The Caviar of Lentils
Lentils seem to have a reputation as poor man’s food; a high-protein staple that fills you up on the cheap. But no one would dare to characterize Beluga lentils in this way. Even when cooked, they stay firm and maintain their regal, caviar-like appearance (hence the name), which makes them perfect for salads, appetizers and standalone dishes.
My husband is off tonight taking a Szechuan Chinese cooking class (!), which means one thing: Salmon for dinner. You see, despite his many virtues, Alex is not a huge fan of fish, which means I have to sneak off and get my fish on anytime he’s out of town or is otherwise engaged during the dinner hour. And when considering what to pair with Salmon, beluga lentils were the first thing that popped into my head. Salmon and lentils are a classic French bistro combo, and I’ve had a bag of belugas in the pantry and a single 4 oz fillet of quick-frozen wild salmon waiting patiently in the freezer for exactly this occasion. Oh, when the cat is away, how the mice come out and play…
They may look like caviar, but they’re as easy as pie…

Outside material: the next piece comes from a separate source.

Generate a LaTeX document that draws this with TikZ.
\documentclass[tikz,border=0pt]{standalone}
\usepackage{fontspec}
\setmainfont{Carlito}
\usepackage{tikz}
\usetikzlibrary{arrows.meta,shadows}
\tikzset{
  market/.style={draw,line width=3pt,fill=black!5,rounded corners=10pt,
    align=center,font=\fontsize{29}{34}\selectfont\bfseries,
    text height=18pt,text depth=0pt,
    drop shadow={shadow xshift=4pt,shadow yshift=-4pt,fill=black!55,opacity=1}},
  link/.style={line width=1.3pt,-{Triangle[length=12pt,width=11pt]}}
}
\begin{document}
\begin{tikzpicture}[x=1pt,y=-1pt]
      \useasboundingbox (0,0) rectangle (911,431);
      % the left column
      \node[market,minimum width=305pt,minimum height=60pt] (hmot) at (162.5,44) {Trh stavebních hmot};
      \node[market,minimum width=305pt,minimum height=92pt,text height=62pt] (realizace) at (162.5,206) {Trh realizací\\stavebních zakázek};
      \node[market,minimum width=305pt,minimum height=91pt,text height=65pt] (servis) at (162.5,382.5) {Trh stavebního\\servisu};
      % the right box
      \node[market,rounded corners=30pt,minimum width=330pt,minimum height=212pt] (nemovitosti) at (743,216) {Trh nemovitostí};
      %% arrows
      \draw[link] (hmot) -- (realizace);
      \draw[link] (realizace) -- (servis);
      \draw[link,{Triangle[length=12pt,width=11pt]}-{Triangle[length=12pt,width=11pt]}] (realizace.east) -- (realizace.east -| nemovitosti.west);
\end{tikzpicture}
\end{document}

Lentils are a perpetual favorite, since they can cook up from dry in about 30 minutes. The ratio of beluga lentil:water is 1:4, so 4 cups water to 1 cup of lentils would serve 4 people. If you want them al-dente and firm to toss into a salad, cook them for 12-15 minutes. If you want them a little softer to serve as a side dish, cook for 20-30 minutes. As with all dry beans, save the salting until the end of the cooking process, or else you’ll slow it down.
Since I was just cooking for myself, I decided there was no need to make a big huge production. To make beluga lentils for one, I just diced up a quarter of an onion and minced a garlic clove and sauteed them for about 3 minutes in 1 tsp olive oil in my little saucepan. Then, I added 1/4 cup of dried beluga lentils (rinsed), a bay leaf and 1 cup of water. I brought them to a simmer, covered and cooked for 20 minutes. Then I added salt/pepper to taste and simmered for another 5 minutes until the lentils were tender to my liking. I removed the bay leaf, and voila! You can multiply this recipe by as many times as you need to to serve more than just yourself.

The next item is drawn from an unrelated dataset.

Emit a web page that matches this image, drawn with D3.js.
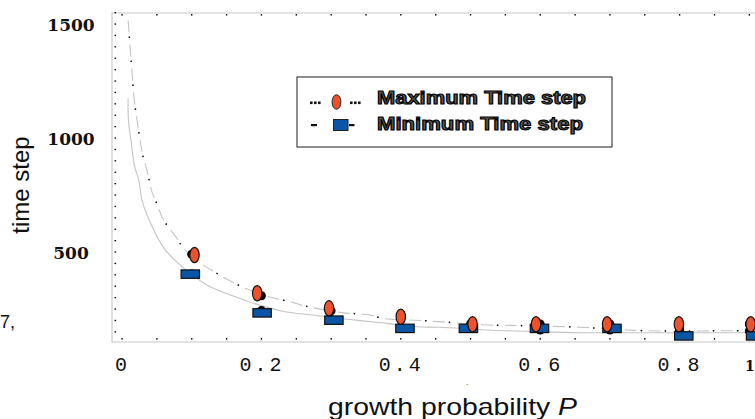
<!DOCTYPE html>
<html>
<head>
<meta charset="utf-8">
<script src="https://cdn.jsdelivr.net/npm/d3@7"></script>
<style>
  html, body { margin: 0; padding: 0; background: #fff; }
  svg { display: block; }
</style>
</head>
<body>
<div id="chart"></div>
<script>
// ---------------- data ----------------
// Maximum time step (orange ellipses), P
const maxP    = [0.104, 0.194, 0.297, 0.400, 0.503, 0.594, 0.696, 0.799, 0.902];
const maxVals = [487, 319, 253, 216, 183, 183, 183, 183, 183];
// Minimum time step (blue squares)
const minP    = [0.098, 0.201, 0.304, 0.406, 0.497, 0.599, 0.703, 0.806, 0.909];
const minVals = [403, 233, 201, 165, 165, 165, 165, 132, 132];
// black underlying markers
const blackP       = [0.1, 0.2, 0.3, 0.4, 0.5, 0.6, 0.7, 0.8, 0.9];
const blackMaxVals = [490, 308, 242, 212, 184, 184, 184, 160, 184];
const blackMinVals = [403, 243, 204, 168, 168, 158, 158, 158, 154];
// fitted curve for maximum (dash-dot)
const fitMaxP = [0.0088, 0.0133, 0.0176, 0.0220, 0.0265, 0.0306, 0.0349, 0.0392, 0.0430, 0.0478,
                 0.0598, 0.0789, 0.0885, 0.1100, 0.1281, 0.1482, 0.1769, 0.2105, 0.2463, 0.2630,
                 0.3156, 0.3558, 0.3735, 0.4319, 0.4659, 0.5232, 0.5591, 0.6571, 0.7479, 0.8938, 0.92];
const fitMaxV = [1515, 1329, 1167, 1070, 978, 912, 868, 813, 764, 728,
                 640, 560, 516, 457, 421, 385, 341, 304, 278, 263,
                 234, 224, 209, 199, 192, 180, 178, 170, 155, 155, 155];
// fitted curve for minimum (solid)
const fitMinP = [0.0088, 0.0092, 0.0133, 0.0182, 0.0240, 0.0287, 0.0359, 0.0478, 0.0621, 0.0861,
                 0.1244, 0.1626, 0.1961, 0.2343, 0.2726, 0.3128, 0.3415, 0.3798, 0.4228, 0.4562,
                 0.5232, 0.5997, 0.6571, 0.7241, 0.92];
const fitMinV = [1174, 1079, 978, 874, 816, 728, 662, 583, 509, 436,
                 351, 304, 268, 238, 224, 209, 199, 187, 172, 170,
                 158, 150, 146, 146, 146];
// ticks and labels
const xTickValues = [0, 0.2, 0.4, 0.6, 0.8, 0.9];
const xTickLabels = ["0", "0.2", "0.4", "0.6", "0.8", "1"];
const yTickValues = [500, 1000, 1500];
const yTickLabels = ["500", "1000", "1500"];
const legendLabels = ["Maximum Time step", "Minimum Time step"];
const xTitle = "growth probability ";
const xTitleVar = "P";
const yTitle = "time step";

// ---------------- layout ----------------
const W = 755, H = 419;
const frame = { left: 112, top: 13, bottom: 342, right: 760 };
const x = d3.scaleLinear().domain([0, 1]).range([122, 819]);
const y = d3.scaleLinear().domain([0, 1500]).range([366, 24]);

const ORANGE = "#f0502a", BLUE = "#0a55a5";

const svg = d3.select("#chart").append("svg")
  .attr("width", W).attr("height", H)
  .attr("viewBox", `0 0 ${W} ${H}`);

// frame
svg.append("path")
  .attr("d", `M${frame.right},${frame.top}H${frame.left}V${frame.bottom}H${frame.right}`)
  .attr("fill", "none").attr("stroke", "#c8c8c8").attr("stroke-width", 1.2);

// minor tick dots
const xMinor = d3.range(0, 1.0001, 0.05);
const yMinor = d3.range(150, 1560, 50);
const tickG = svg.append("g").attr("fill", "#000");
tickG.selectAll("rect.xb").data(xMinor).join("rect")
  .attr("x", d => x(d) - 0.6).attr("y", frame.bottom - 4).attr("width", 1.3).attr("height", 1.6);
tickG.selectAll("rect.xt").data(xMinor).join("rect")
  .attr("x", d => x(d) - 0.6).attr("y", frame.top + 1).attr("width", 1.3).attr("height", 1.6);
tickG.selectAll("rect.yl").data(yMinor).join("rect")
  .attr("x", frame.left + 2.5).attr("y", d => y(d) - 0.6).attr("width", 1.6).attr("height", 1.3);

// x tick labels via axis
const xAxis = d3.axisBottom(x).tickValues(xTickValues)
  .tickFormat((d, i) => xTickLabels[i]).tickSize(0);
const gx = svg.append("g").attr("transform", `translate(0,${frame.bottom})`).call(xAxis);
gx.select(".domain").remove();
gx.selectAll("text")
  .attr("y", 28.5).attr("dy", null)
  .attr("fill", "#111")
  .style("font-family", (d, i) => xTickLabels[i] === "1" ? "'DejaVu Serif', serif" : "'Liberation Mono', monospace")
  .style("font-weight", (d, i) => xTickLabels[i] === "1" ? "bold" : "normal")
  .style("font-size", (d, i) => xTickLabels[i] === "1" ? "14px" : "20px")
  .style("letter-spacing", (d, i) => xTickLabels[i] === "1" ? "0px" : "3px");

// y tick labels via axis
const yAxis = d3.axisLeft(y).tickValues(yTickValues)
  .tickFormat((d, i) => yTickLabels[i]).tickSize(0);
const gy = svg.append("g").attr("transform", `translate(71,0)`).call(yAxis);
gy.select(".domain").remove();
gy.selectAll("text")
  .attr("x", 0).attr("dy", "0.36em")
  .attr("text-anchor", "middle")
  .attr("fill", "#111")
  .style("font-family", "'DejaVu Serif', serif")
  .style("font-weight", "bold")
  .style("font-size", "17px");

// fitted curves
const line = d3.line().x(d => x(d[0])).y(d => y(d[1])).curve(d3.curveCatmullRom.alpha(0.5));
const fitMin = fitMinP.map((p, i) => [p, fitMinV[i]]);
const fitMax = fitMaxP.map((p, i) => [p, fitMaxV[i]]);

svg.append("path").attr("d", line(fitMin))
  .attr("fill", "none").attr("stroke", "#c4c4c4").attr("stroke-width", 1.1);
svg.append("path").attr("d", line(fitMax))
  .attr("fill", "none").attr("stroke", "#c4c4c4").attr("stroke-width", 1.1)
  .attr("stroke-dasharray", "12 12");
svg.append("path").attr("d", line(fitMax))
  .attr("fill", "none").attr("stroke", "#000").attr("stroke-width", 1.5)
  .attr("stroke-dasharray", "1.5 22.5").attr("stroke-dashoffset", -16);

// black underlying markers
const blackG = svg.append("g").attr("fill", "#000");
blackG.selectAll("circle.bmax").data(blackP).join("circle")
  .attr("cx", d => x(d)).attr("cy", (d, i) => y(blackMaxVals[i])).attr("r", 4.5);
blackG.selectAll("circle.bmin").data(blackP).join("circle")
  .attr("cx", d => x(d)).attr("cy", (d, i) => y(blackMinVals[i])).attr("r", 4.5);

// minimum squares
svg.append("g").selectAll("rect").data(minP).join("rect")
  .attr("x", d => x(d) - 9.2).attr("y", (d, i) => y(minVals[i]) - 4.2)
  .attr("width", 18.4).attr("height", 8.4)
  .attr("fill", BLUE).attr("stroke", "#111").attr("stroke-width", 1.2);

// maximum ellipses
svg.append("g").selectAll("ellipse").data(maxP).join("ellipse")
  .attr("cx", d => x(d)).attr("cy", (d, i) => y(maxVals[i]))
  .attr("rx", 4.7).attr("ry", 7.6)
  .attr("fill", ORANGE).attr("stroke", "#111").attr("stroke-width", 1.2);

// legend
const lg = svg.append("g");
lg.append("rect").attr("x", 297).attr("y", 77).attr("width", 315).attr("height", 70)
  .attr("fill", "#fff").attr("stroke", "#444").attr("stroke-width", 1.2);
// row 1 : dotted marks and ellipse
const dotsX = [310, 314, 318, 350, 354, 358];
lg.selectAll("rect.ld").data(dotsX).join("rect").attr("class", "ld")
  .attr("x", d => d).attr("y", 101.5).attr("width", 2.6).attr("height", 2.6).attr("fill", "#111");
lg.append("ellipse").attr("cx", 336.5).attr("cy", 102).attr("rx", 4.4).attr("ry", 7.2)
  .attr("fill", ORANGE).attr("stroke", "#222").attr("stroke-width", 1);
// row 2 : dashes and square
lg.append("rect").attr("x", 311).attr("y", 124).attr("width", 6).attr("height", 2.2).attr("fill", "#111");
lg.append("rect").attr("x", 333.5).attr("y", 119.5).attr("width", 14.5).attr("height", 11)
  .attr("fill", BLUE).attr("stroke", "#222").attr("stroke-width", 1);
lg.append("rect").attr("x", 349).attr("y", 124).attr("width", 5.5).attr("height", 2.2).attr("fill", "#111");

lg.selectAll("text.lab").data(legendLabels).join("text")
  .attr("class", "lab")
  .attr("x", 377).attr("y", (d, i) => 103.5 + i * 26.5)
  .attr("textLength", (d, i) => i === 0 ? 209 : 206)
  .attr("lengthAdjust", "spacingAndGlyphs")
  .attr("fill", "#5a5a5a").attr("stroke", "#000").attr("stroke-width", 1.1)
  .style("font-family", "'Liberation Sans', Arial, sans-serif")
  .style("font-weight", "bold").style("font-size", "18.5px")
  .text(d => d);

// axis titles
const xt = svg.append("text")
  .attr("x", 328).attr("y", 414.5)
  .attr("textLength", 249).attr("lengthAdjust", "spacingAndGlyphs")
  .attr("fill", "#111")
  .style("font-family", "'Liberation Sans', Arial, sans-serif").style("font-size", "24px");
xt.append("tspan").text(xTitle);
xt.append("tspan").style("font-style", "italic").text(xTitleVar);

svg.append("text")
  .attr("transform", "translate(29,185) rotate(-90)")
  .attr("text-anchor", "middle").attr("fill", "#111")
  .style("font-family", "'Liberation Sans', Arial, sans-serif").style("font-size", "24px")
  .text(yTitle);

// stray fragments in the picture
svg.append("text").attr("x", 0).attr("y", 328).attr("fill", "#111")
  .style("font-family", "'Liberation Sans', Arial, sans-serif").style("font-size", "18px").text("7,");
svg.append("text").attr("x", 466).attr("y", 385).attr("fill", "#111")
  .style("font-family", "'Liberation Sans', Arial, sans-serif").style("font-size", "8px").text(".");
</script>
</body>
</html>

I also decided to steam a side dish of spinach right in that same lentil saucepan so as to avoid dirtying up another pot. (The problem with cooking for one is that you can’t pawn off the dirty dishes on someone else. Best to be economical, then.)

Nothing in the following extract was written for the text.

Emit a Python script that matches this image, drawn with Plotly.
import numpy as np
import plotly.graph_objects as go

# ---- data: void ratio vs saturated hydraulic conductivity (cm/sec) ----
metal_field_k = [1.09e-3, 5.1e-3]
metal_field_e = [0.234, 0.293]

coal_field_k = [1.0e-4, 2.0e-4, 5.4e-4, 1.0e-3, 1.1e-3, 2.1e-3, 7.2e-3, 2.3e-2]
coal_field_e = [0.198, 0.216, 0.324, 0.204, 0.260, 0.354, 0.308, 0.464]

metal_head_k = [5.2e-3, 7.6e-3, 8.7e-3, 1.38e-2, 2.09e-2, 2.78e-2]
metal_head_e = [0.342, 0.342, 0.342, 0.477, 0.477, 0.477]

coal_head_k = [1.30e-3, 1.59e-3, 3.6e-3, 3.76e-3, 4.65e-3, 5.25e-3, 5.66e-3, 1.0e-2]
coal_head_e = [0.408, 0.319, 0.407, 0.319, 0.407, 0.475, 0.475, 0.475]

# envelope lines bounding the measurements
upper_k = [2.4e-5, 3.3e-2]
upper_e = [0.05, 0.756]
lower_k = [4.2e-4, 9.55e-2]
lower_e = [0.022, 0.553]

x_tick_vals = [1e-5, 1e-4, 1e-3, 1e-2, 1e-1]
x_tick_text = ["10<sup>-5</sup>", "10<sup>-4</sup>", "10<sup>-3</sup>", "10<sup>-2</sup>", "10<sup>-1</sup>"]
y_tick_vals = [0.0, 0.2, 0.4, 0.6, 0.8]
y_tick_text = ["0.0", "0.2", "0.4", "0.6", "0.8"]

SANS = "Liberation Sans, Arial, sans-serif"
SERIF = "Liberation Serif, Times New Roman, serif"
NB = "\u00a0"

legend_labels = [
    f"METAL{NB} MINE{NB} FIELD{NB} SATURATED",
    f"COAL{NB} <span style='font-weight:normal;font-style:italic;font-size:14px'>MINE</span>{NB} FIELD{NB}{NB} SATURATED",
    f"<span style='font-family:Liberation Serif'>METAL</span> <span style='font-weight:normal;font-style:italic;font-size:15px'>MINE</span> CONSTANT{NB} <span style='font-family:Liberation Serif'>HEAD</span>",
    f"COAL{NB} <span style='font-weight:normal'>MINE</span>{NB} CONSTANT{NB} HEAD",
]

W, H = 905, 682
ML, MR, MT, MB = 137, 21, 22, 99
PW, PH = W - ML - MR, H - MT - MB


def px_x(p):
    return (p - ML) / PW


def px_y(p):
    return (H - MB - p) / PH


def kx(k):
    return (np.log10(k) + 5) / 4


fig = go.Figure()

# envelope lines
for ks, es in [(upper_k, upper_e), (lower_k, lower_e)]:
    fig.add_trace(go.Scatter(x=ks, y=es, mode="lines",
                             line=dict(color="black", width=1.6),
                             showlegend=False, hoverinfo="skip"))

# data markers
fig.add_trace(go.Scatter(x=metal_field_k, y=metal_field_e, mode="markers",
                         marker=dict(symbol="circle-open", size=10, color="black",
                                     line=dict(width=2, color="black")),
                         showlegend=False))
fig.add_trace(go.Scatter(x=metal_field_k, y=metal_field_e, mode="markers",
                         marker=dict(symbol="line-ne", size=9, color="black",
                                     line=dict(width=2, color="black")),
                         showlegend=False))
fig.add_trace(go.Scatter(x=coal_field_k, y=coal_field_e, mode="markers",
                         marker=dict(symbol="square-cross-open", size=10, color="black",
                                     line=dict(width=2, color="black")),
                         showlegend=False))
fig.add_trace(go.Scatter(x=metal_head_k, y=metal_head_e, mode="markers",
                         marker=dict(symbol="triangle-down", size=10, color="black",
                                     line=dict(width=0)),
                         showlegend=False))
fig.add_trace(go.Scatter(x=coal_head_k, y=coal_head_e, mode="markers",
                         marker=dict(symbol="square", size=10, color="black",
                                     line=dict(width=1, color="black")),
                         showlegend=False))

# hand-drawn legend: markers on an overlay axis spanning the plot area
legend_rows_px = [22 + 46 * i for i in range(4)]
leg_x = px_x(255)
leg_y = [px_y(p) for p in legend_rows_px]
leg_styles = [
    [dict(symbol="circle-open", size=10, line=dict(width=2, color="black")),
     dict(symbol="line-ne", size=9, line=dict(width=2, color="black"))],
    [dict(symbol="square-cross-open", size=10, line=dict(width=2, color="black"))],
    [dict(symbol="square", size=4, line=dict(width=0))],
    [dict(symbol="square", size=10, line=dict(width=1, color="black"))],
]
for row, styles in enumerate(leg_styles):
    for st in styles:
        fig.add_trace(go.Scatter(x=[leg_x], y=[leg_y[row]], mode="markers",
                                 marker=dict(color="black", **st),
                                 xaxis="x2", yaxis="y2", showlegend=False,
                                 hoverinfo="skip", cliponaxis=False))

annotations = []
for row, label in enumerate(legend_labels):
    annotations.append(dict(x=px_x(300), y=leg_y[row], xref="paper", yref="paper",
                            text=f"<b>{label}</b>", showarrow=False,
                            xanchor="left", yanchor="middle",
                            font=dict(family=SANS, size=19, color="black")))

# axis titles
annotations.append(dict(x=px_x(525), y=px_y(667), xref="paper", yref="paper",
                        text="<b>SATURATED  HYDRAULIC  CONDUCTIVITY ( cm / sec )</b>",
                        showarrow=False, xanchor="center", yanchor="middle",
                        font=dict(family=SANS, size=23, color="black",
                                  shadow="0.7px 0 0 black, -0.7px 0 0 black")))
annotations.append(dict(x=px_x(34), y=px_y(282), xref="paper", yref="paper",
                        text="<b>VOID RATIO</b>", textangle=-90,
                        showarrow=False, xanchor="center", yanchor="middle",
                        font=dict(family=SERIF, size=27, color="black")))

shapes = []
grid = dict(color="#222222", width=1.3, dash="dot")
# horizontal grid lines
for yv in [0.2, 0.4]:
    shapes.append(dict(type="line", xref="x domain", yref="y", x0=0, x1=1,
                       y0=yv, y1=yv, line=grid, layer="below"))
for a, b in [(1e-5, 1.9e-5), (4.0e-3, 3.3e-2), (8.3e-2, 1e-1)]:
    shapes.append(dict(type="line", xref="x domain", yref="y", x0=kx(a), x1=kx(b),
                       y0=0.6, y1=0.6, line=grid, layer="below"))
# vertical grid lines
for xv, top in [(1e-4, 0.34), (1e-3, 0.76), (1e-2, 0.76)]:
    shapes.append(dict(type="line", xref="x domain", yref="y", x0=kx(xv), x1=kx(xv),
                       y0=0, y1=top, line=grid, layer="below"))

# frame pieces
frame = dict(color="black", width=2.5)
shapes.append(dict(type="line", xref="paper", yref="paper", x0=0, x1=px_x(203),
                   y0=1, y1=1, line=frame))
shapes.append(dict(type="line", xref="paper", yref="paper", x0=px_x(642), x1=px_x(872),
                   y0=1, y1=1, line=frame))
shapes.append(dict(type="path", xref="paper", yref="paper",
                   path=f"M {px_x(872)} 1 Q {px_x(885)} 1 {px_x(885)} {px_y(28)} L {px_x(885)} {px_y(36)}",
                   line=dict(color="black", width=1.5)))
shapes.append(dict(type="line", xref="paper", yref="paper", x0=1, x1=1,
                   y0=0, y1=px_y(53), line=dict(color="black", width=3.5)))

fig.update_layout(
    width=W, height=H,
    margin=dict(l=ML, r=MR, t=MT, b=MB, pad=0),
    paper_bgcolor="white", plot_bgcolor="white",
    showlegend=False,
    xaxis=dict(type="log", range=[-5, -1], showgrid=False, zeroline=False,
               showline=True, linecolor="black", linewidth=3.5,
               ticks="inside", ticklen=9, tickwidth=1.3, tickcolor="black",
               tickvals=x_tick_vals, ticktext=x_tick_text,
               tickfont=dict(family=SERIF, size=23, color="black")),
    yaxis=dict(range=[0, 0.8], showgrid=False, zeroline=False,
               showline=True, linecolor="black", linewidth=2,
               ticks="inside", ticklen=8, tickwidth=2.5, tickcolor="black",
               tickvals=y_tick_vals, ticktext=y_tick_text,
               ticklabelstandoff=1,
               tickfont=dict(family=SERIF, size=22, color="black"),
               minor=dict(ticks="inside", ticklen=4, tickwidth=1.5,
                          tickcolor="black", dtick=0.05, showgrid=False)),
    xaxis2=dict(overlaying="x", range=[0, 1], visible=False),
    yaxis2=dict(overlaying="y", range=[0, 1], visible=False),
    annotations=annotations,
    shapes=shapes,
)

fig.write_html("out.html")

Salmon and Beluga Lentils: A luxurious pairing. Nutritionally speaking.
Belugas are royalty in the lentil kingdom for their nutritional value, as well. They are even higher in protein than many other lentil varieties (which are hardly anything to sneeze at themselves): 13g per 1/4 cup dry, versus 8g for the same size serving of standard green lentils.
Also, 1 cup of cooked Belugas (1/4 cup dry) contains a whopping 9g of fiber. That’s ~35% of the recommended intake for women and ~25% of the recommended intake for men. That same serving size contains 13g of protein and 20% of the daily value for iron–whose relatively poor bioavailability will be greatly enhanced by our genius pairing with the fish. All for a modest 170 calories. The high fiber content is what makes beans in general— and belugas in particular–a very smart carbohydrate choice for people with diabetes, and a very smart overall choice for people with high cholesterol, heart disease or anyone looking to feel fuller on fewer calories.
Belugas and salmon, served atop a bed of spinach, may possibly be the most satisfying and nutritious combinations you can eat for under 500 calories. Assuming you eat your belugas as I did–accompanied by a 4oz fillet of salmon pan seared in 2 tsp of olive oil and 2 cups of spinach, steamed–this modest little meal contains about 450 calories, 36g (!) of protein, 40g carbohydrate (of which 11g is fiber–mostly the cholesterol-lowering kind), a full day’s worth of heart-healthy omega-3 fatty acids, a full day’s worth of Vitamin A, and about 30% of the daily value for iron. As I mentioned earlier, the presence of the fish will help you absorb the relatively large amount of iron in the lentils and the spinach, which would normally not be very bioavailable. This is *a lot* of food and *a lot* of nutrition for not a lot of calories. It is beyond me why any body builder would waste their time with protein shakes or muscle bars when they could eat something this nutrient-dense and delicious to the same effect. And if you’re on a cholesterol-lowering diet, then this is a filling, satisfying meal that was practically made for you.
Oh, and did I mention that the entire meal took me 30 minutes, start to finish? Now *that’s* a luxury!